• Task description:
Write out every line of the material as it stands, apart from the pictures.

——————

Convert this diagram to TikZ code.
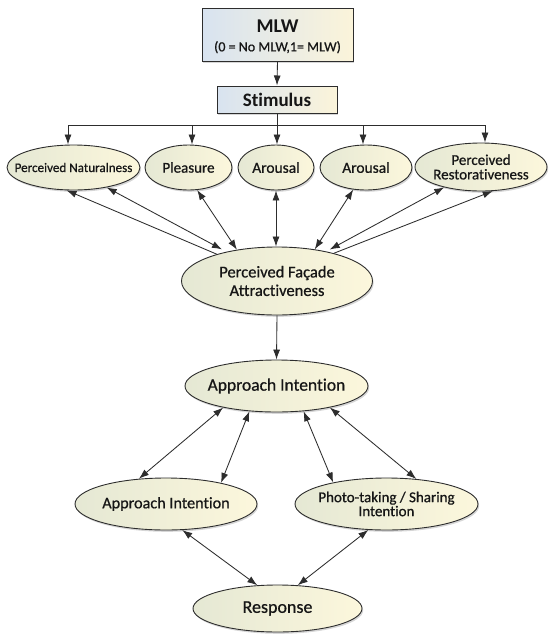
\documentclass[tikz,border=0pt]{standalone}
\usepackage{fontspec}
\setmainfont{Carlito}[Ligatures={NoCommon}]
\newfontfamily\medfont{Carlito}[FakeBold=0.7,Ligatures={NoCommon}]
\usetikzlibrary{arrows.meta,shadows,shapes.geometric,calc}
\definecolor{ellL}{RGB}{229,232,212}
\definecolor{ellR}{RGB}{252,247,220}
\definecolor{boxL}{RGB}{216,227,240}
\definecolor{boxR}{RGB}{251,244,218}
\definecolor{edgec}{RGB}{45,45,45}
\definecolor{txt}{RGB}{22,22,22}
\begin{document}
\begin{tikzpicture}[x=1pt,y=-1pt,
  shadowed/.style={drop shadow={shadow xshift=1.2pt,shadow yshift=-1.8pt,opacity=0.16,fill=black}},
  ell/.style={ellipse,draw=edgec,line width=0.9pt,left color=ellL,right color=ellR,inner sep=0pt,shadowed},
  rbox/.style={rectangle,draw=edgec,line width=1pt,left color=boxL,right color=boxR,inner sep=0pt,shadowed},
  lab/.style={text=txt,align=center,inner sep=0pt},
  con/.style={draw=edgec,line width=0.85pt},
  arr/.style={-{Latex[length=10pt,width=7pt]}},
  darr/.style={{Latex[length=10pt,width=7pt]}-{Latex[length=10pt,width=7pt]}}
]
\useasboundingbox[fill=white] (0,0) rectangle (550,641);

% boxes
\node[rbox,minimum width=151pt,minimum height=53pt,
  label={[lab,yshift=-2pt,font=\medfont\fontsize{14}{19}\selectfont]center:{{\normalfont\fontsize{19.5}{19}\selectfont\bfseries MLW}\\(0 = No MLW,1= MLW)}}] (mlw) at (277.5,34.5) {};
\node[rbox,minimum width=120pt,minimum height=27pt,
  label={[lab,font=\fontsize{19}{20}\selectfont\bfseries]center:Stimulus}] (stim) at (277,99.5) {};

% first row
\node[ell,minimum width=133pt,minimum height=45pt,
  label={[lab,font=\medfont\fontsize{13.1}{14}\selectfont]center:Perceived Naturalness}] (pn) at (73.5,167.5) {};
\node[ell,minimum width=87pt,minimum height=45pt,
  label={[lab,font=\medfont\fontsize{15}{16}\selectfont]center:Pleasure}] (pl) at (188.5,167.5) {};
\node[ell,minimum width=76pt,minimum height=45pt,
  label={[lab,font=\medfont\fontsize{15.5}{16}\selectfont]center:Arousal}] (ar1) at (276,167.5) {};
\node[ell,minimum width=92pt,minimum height=45pt,
  label={[lab,font=\medfont\fontsize{15.5}{16}\selectfont]center:Arousal}] (ar2) at (366,167.5) {};
\node[ell,minimum width=132pt,minimum height=48pt,
  label={[lab,font=\medfont\fontsize{15}{14.5}\selectfont]center:{Perceived\\Restorativeness}}] (pr) at (481,167) {};

% middle
\node[ell,minimum width=191pt,minimum height=68pt,
  label={[lab,font=\medfont\fontsize{16.5}{18.5}\selectfont]center:{Perceived Façade\\Attractiveness}}] (pfa) at (277,281) {};
\node[ell,minimum width=183pt,minimum height=52pt,
  label={[lab,font=\medfont\fontsize{17.5}{18}\selectfont]center:Approach Intention}] (ai1) at (276.5,386) {};
\node[ell,minimum width=182pt,minimum height=52pt,
  label={[lab,font=\medfont\fontsize{16.2}{18}\selectfont]center:Approach Intention}] (ai2) at (166,504) {};
\node[ell,minimum width=183pt,minimum height=52pt,
  label={[lab,font=\medfont\fontsize{15}{14}\selectfont]center:{Photo-taking / Sharing\\Intention}}] (pt) at (386.5,504) {};
\node[ell,minimum width=169pt,minimum height=47pt,
  label={[lab,font=\medfont\fontsize{18}{19}\selectfont]center:Response}] (re) at (277.5,608.5) {};

% top connectors
\draw[con,arr] (mlw.south) -- (stim.north);
\coordinate (bus) at (277,125);
\coordinate (dpn) at ([xshift=-5.5pt]pn.north);
\coordinate (dpl) at ([xshift=3.5pt]pl.north);
\coordinate (dar1) at ([xshift=1pt]ar1.north);
\coordinate (dar2) at ([xshift=-3pt]ar2.north);
\coordinate (dpr) at ([xshift=4pt]pr.north);
\draw[con] (stim.south) -- (bus);
\draw[con] (dpn |- bus) -- (dpr |- bus);
\foreach \d in {dpn,dpl,dar1,dar2,dpr}
  \draw[con,arr] (\d |- bus) -- (\d);

% row 1 <-> PFA
\draw[con,arr] (pfa.156) -- (pn.-107);
\draw[con,darr,shorten <=5pt] (pfa.150) -- (pn.-31);
\draw[con,darr] (pfa.142) -- (pl.-69);
\draw[con,darr] (ar1.south |- pfa.north) -- (ar1.south);
\draw[con,darr] (pfa.40) -- (ar2.-120);
\draw[con,darr,shorten <=4pt] (pfa.31) -- (pr.-151);
\draw[con,arr] (pfa.26) -- (pr.-64);

% lower part
\draw[con,arr] (pfa.south) -- (ai1.north);
\draw[con,darr] (ai1.-158) -- (ai2.137);
\draw[con,darr] (ai1.-137) -- (ai2.21);
\draw[con,darr] (ai1.-43) -- (pt.158);
\draw[con,darr] (ai1.-22) -- (pt.40);
\draw[con,darr] (ai2.-58) -- (re.131);
\draw[con,darr] (pt.-125) -- (re.49);
\end{tikzpicture}
\end{document}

——————

• Final result:
Convert this diagram to TikZ code.
\documentclass[tikz,border=0pt]{standalone}
\usepackage{fontspec}
\setmainfont{Carlito}[Ligatures={NoCommon}]
\newfontfamily\medfont{Carlito}[FakeBold=0.7,Ligatures={NoCommon}]
\usetikzlibrary{arrows.meta,shadows,shapes.geometric,calc}
\definecolor{ellL}{RGB}{229,232,212}
\definecolor{ellR}{RGB}{252,247,220}
\definecolor{boxL}{RGB}{216,227,240}
\definecolor{boxR}{RGB}{251,244,218}
\definecolor{edgec}{RGB}{45,45,45}
\definecolor{txt}{RGB}{22,22,22}
\begin{document}
\begin{tikzpicture}[x=1pt,y=-1pt,
  shadowed/.style={drop shadow={shadow xshift=1.2pt,shadow yshift=-1.8pt,opacity=0.16,fill=black}},
  ell/.style={ellipse,draw=edgec,line width=0.9pt,left color=ellL,right color=ellR,inner sep=0pt,shadowed},
  rbox/.style={rectangle,draw=edgec,line width=1pt,left color=boxL,right color=boxR,inner sep=0pt,shadowed},
  lab/.style={text=txt,align=center,inner sep=0pt},
  con/.style={draw=edgec,line width=0.85pt},
  arr/.style={-{Latex[length=10pt,width=7pt]}},
  darr/.style={{Latex[length=10pt,width=7pt]}-{Latex[length=10pt,width=7pt]}}
]
\useasboundingbox[fill=white] (0,0) rectangle (550,641);

% boxes
\node[rbox,minimum width=151pt,minimum height=53pt,
  label={[lab,yshift=-2pt,font=\medfont\fontsize{14}{19}\selectfont]center:{{\normalfont\fontsize{19.5}{19}\selectfont\bfseries MLW}\\(0 = No MLW,1= MLW)}}] (mlw) at (277.5,34.5) {};
\node[rbox,minimum width=120pt,minimum height=27pt,
  label={[lab,font=\fontsize{19}{20}\selectfont\bfseries]center:Stimulus}] (stim) at (277,99.5) {};

% first row
\node[ell,minimum width=133pt,minimum height=45pt,
  label={[lab,font=\medfont\fontsize{13.1}{14}\selectfont]center:Perceived Naturalness}] (pn) at (73.5,167.5) {};
\node[ell,minimum width=87pt,minimum height=45pt,
  label={[lab,font=\medfont\fontsize{15}{16}\selectfont]center:Pleasure}] (pl) at (188.5,167.5) {};
\node[ell,minimum width=76pt,minimum height=45pt,
  label={[lab,font=\medfont\fontsize{15.5}{16}\selectfont]center:Arousal}] (ar1) at (276,167.5) {};
\node[ell,minimum width=92pt,minimum height=45pt,
  label={[lab,font=\medfont\fontsize{15.5}{16}\selectfont]center:Arousal}] (ar2) at (366,167.5) {};
\node[ell,minimum width=132pt,minimum height=48pt,
  label={[lab,font=\medfont\fontsize{15}{14.5}\selectfont]center:{Perceived\\Restorativeness}}] (pr) at (481,167) {};

% middle
\node[ell,minimum width=191pt,minimum height=68pt,
  label={[lab,font=\medfont\fontsize{16.5}{18.5}\selectfont]center:{Perceived Façade\\Attractiveness}}] (pfa) at (277,281) {};
\node[ell,minimum width=183pt,minimum height=52pt,
  label={[lab,font=\medfont\fontsize{17.5}{18}\selectfont]center:Approach Intention}] (ai1) at (276.5,386) {};
\node[ell,minimum width=182pt,minimum height=52pt,
  label={[lab,font=\medfont\fontsize{16.2}{18}\selectfont]center:Approach Intention}] (ai2) at (166,504) {};
\node[ell,minimum width=183pt,minimum height=52pt,
  label={[lab,font=\medfont\fontsize{15}{14}\selectfont]center:{Photo-taking / Sharing\\Intention}}] (pt) at (386.5,504) {};
\node[ell,minimum width=169pt,minimum height=47pt,
  label={[lab,font=\medfont\fontsize{18}{19}\selectfont]center:Response}] (re) at (277.5,608.5) {};

% top connectors
\draw[con,arr] (mlw.south) -- (stim.north);
\coordinate (bus) at (277,125);
\coordinate (dpn) at ([xshift=-5.5pt]pn.north);
\coordinate (dpl) at ([xshift=3.5pt]pl.north);
\coordinate (dar1) at ([xshift=1pt]ar1.north);
\coordinate (dar2) at ([xshift=-3pt]ar2.north);
\coordinate (dpr) at ([xshift=4pt]pr.north);
\draw[con] (stim.south) -- (bus);
\draw[con] (dpn |- bus) -- (dpr |- bus);
\foreach \d in {dpn,dpl,dar1,dar2,dpr}
  \draw[con,arr] (\d |- bus) -- (\d);

% row 1 <-> PFA
\draw[con,arr] (pfa.156) -- (pn.-107);
\draw[con,darr,shorten <=5pt] (pfa.150) -- (pn.-31);
\draw[con,darr] (pfa.142) -- (pl.-69);
\draw[con,darr] (ar1.south |- pfa.north) -- (ar1.south);
\draw[con,darr] (pfa.40) -- (ar2.-120);
\draw[con,darr,shorten <=4pt] (pfa.31) -- (pr.-151);
\draw[con,arr] (pfa.26) -- (pr.-64);

% lower part
\draw[con,arr] (pfa.south) -- (ai1.north);
\draw[con,darr] (ai1.-158) -- (ai2.137);
\draw[con,darr] (ai1.-137) -- (ai2.21);
\draw[con,darr] (ai1.-43) -- (pt.158);
\draw[con,darr] (ai1.-22) -- (pt.40);
\draw[con,darr] (ai2.-58) -- (re.131);
\draw[con,darr] (pt.-125) -- (re.49);
\end{tikzpicture}
\end{document}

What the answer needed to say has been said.